Monday, April 12, 2010

Detaching From the Result (Especially If the Result is 12%)

You must discipline yourself to let go of desire and attachment to outcome. What does this mean? It means that when we service a table we begin to develop expectations of what gratuity we will receive, based on such factors as the amount of the check, the amount of attention given to the table, the temperament of the guests, etc. And what usually happens? The gratuity does not match our expectation and we become frustrated and resentful. “Did they not appreciate all the attention I gave them? The extra sauces, the constant refills of water and coffee?” It matters not. There is little to no correlation between the work performed and the money received. The Ninth, and final, Rule of Service: The size of the tip is inversely proportional to the demands of the guest. If you judge your job on a check-by-check basis, you will never be at peace - it never balances out at a one-to-one ratio. Even if you judge on a night-by-night basis, you will not be at peace – every waiter has had both the experiences of a night where one worked exceedingly hard for poor tips and the night where very little was done and all guests were tipping with the generosity of the Buddha himself. Perhaps judging by a week-by-week basis, or month-by-month it will start to even out. But better still not to look for any correlation at all. Divest yourself of any personal stake in the table, discipline yourself to not even look at the tip. If you approach your job with the attitude that your duty is simply to try to get your guests what they want, and then you will walk away with some random amount of money that bears little correlation to what you actually did that night, you will have serenity in your work and in your life. To be at peace, one must relinquish what they feel they are “entitled” to. The question you must ask yourself: would you rather be right, or at peace? Because the two seldom go hand in hand.


Do not compare the tip to the total. Then, and only then, will you be free.

--His Holiness the Dali Lama


One of the hardest parts of waiting tables is letting go of the idea of “deserving.” In a perfect world, the table that had you walk them through every item on the menu, needed their diet cokes refilled a dozen times, had an immensely convoluted order that required a five-minute conversation with the kitchen manager, asked for a plate of bar fruit to snack on (and not be charged for it) and generally just ran you into the ground, would tip 25% at the absolute minimum. But that’s not how this job works (the best tippers, in fact, usually seem to be those who require the least attention).
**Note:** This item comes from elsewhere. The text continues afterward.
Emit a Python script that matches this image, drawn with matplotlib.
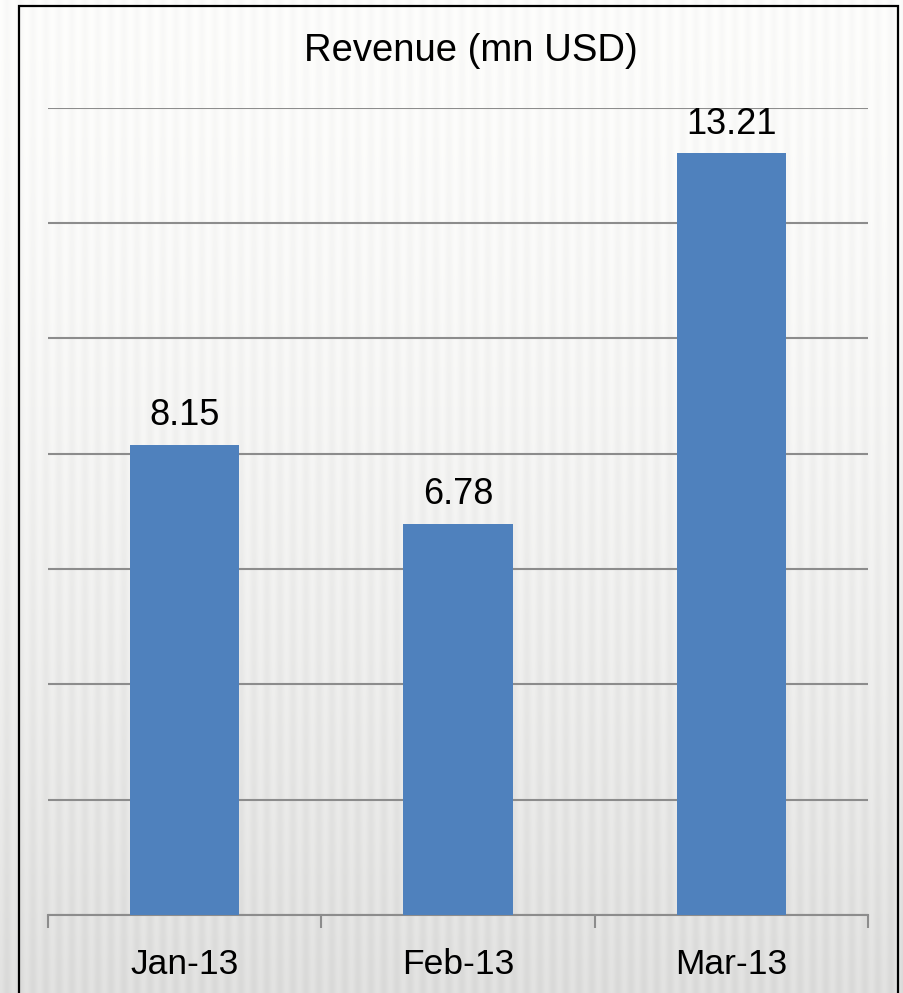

It’s a job where the actual amount of work you do doesn’t really have much to do with the money you make (if it were, a cup of tea would cost $6.95). Sometimes that works in our favor: There’s nothing inherently more difficult about waiting on a table that had two filets and a bottle of wine vs. a table that had two salads and some iced tea, but for some reason I’ll make $20 more for the table with the filets. So I guess it doesn’t make much sense from the guest’s perspective either.

The truth is, I have little to no control over my tips. All I can do is give the best service I can give, time and time again, and hopefully the good tippers will tip even better, and the horrible tippers will at least leave a few dollars more than they usually do. Other than that, it’s out of my hands. Once you’ve said to yourself, “How could they only leave me (insert shitty tip here)?! After all that work!” so many times, at a certain point you have to ask yourself if it even makes sense to ask that question anymore.

A large component of Eastern philosophy is detaching from the results of your actions. In Christianity it would be taking the action and turning the results over to God. The point is the same: at the end of the day we really have little to no control over the specific outcomes of what we do, and that’s true with so much of life beyond just waiting tables. We have to let go of our ideas of what’s “fair.” All we can do is our best, and hope that if we do our best enough times eventually we’ll get better results than someone who only gave a half-hearted effort or didn’t try at all.


  1. why would a cup of tea cost $6.95?

  2. Ah, my non-waiter friend - it is because the actual amount of labor involved in prepping a tea - presenting the tea box, getting honey and/or lemon, milk (not cream) (which is kept completely separate from the hot water/coffee station) or sugar, setting the plate for the tea pot, doily, hot water, coffee cup (which better be sparkling, since there's nothing to mask the coffee stains) - is a lot for something that costs no more than a soda (which requires me to fill a glass somewhat with ice and press it against a lever). Again, this goes back to the idea that there is no real correlation between the work provided and the money received (a $13 martini, for instance, only requires that I walk to the bar, pick it up, and walk back).